Savaş ve vicdanların manipülasyonu konusuna da açıkça değinen Papa, zorla silah altına alınan gençlerin durumuna dikkat çekti: "Cephede kendilerinden istenen şeyin anlamsızlığını hisseden, onları ölüme gönderenlerin tumturaklı konuşmalarının yalanlarla dolu olduğunu gören gençlerin zihinleri ve yaşamları büyük bir kırılganlık içindedir."
Papa 14. Leo’ya göre gerçek barış, soyut bir kavram ya da güçler dengesi değil; empatiden doğan içsel ve sosyal bir olaydır: "Başkalarının kırılganlığı kalplerimize nüfuz ettiğinde, başkalarının acısı bizim kaya gibi sert yargılarımızı paramparça ettiğinde barış zaten başlamış demektir. Barış; kucaklanan bir feryattan, duyulan bir çığlıktan ve yıkıntıların ortasında filizlenen yeni bir dayanışmadan doğar."
"Kilise Zorbalara Değil, İyiliğe Hizmet Eder"

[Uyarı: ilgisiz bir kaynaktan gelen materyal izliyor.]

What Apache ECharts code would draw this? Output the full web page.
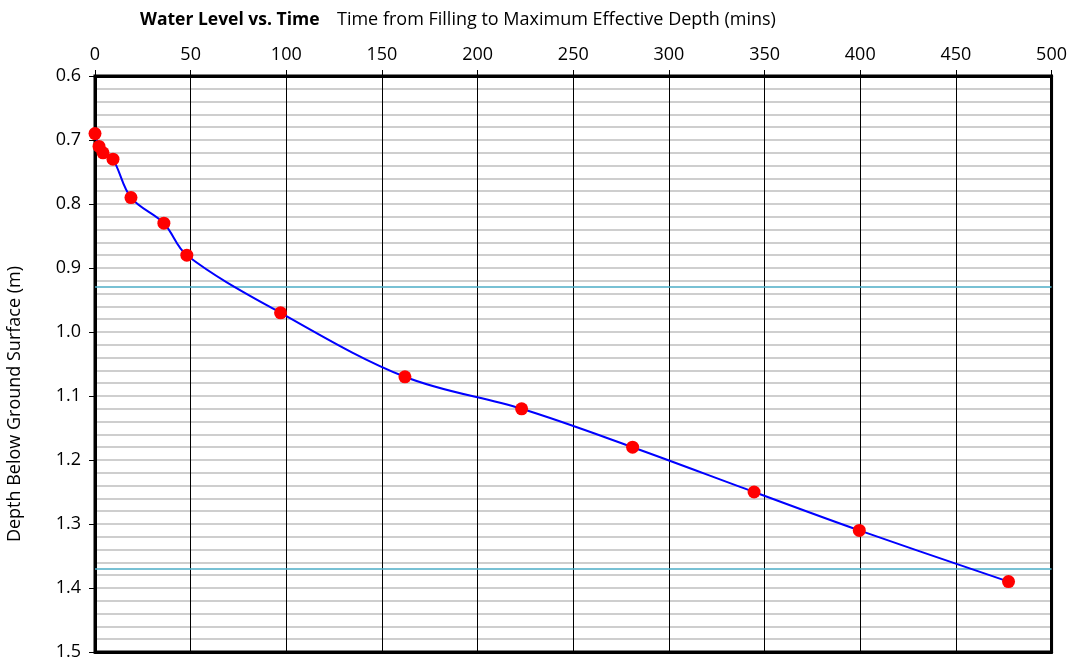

"Noel, misyoner bir Kilise'yi yeniden motive eder ve onu Tanrı Sözü'nün çizdiği yolda ilerletir. Bizler zorba bir söze hizmet etmiyoruz; aksine iyiliği uyandıran, onun gücünü bilen ve onu tekeline almayan bir varlığa hizmet ediyoruz. Misyon yolu budur: Ötekine doğru yürümek."
Papa 14. Leo, konuşmasını şu sözlerle tamamladı: "Tanrı'da her söz bir hitaptır, bir diyalog davetidir. Bu, İkinci Vatikan Konsili'nin teşvik ettiği ve ancak tüm insanlıkla birlikte yürüyerek, onlardan kopmayarak gelişecek bir yenilenmedir. Dünyevileşmek (Mondano) ise bunun tam tersidir: Kendini merkeze koymaktır."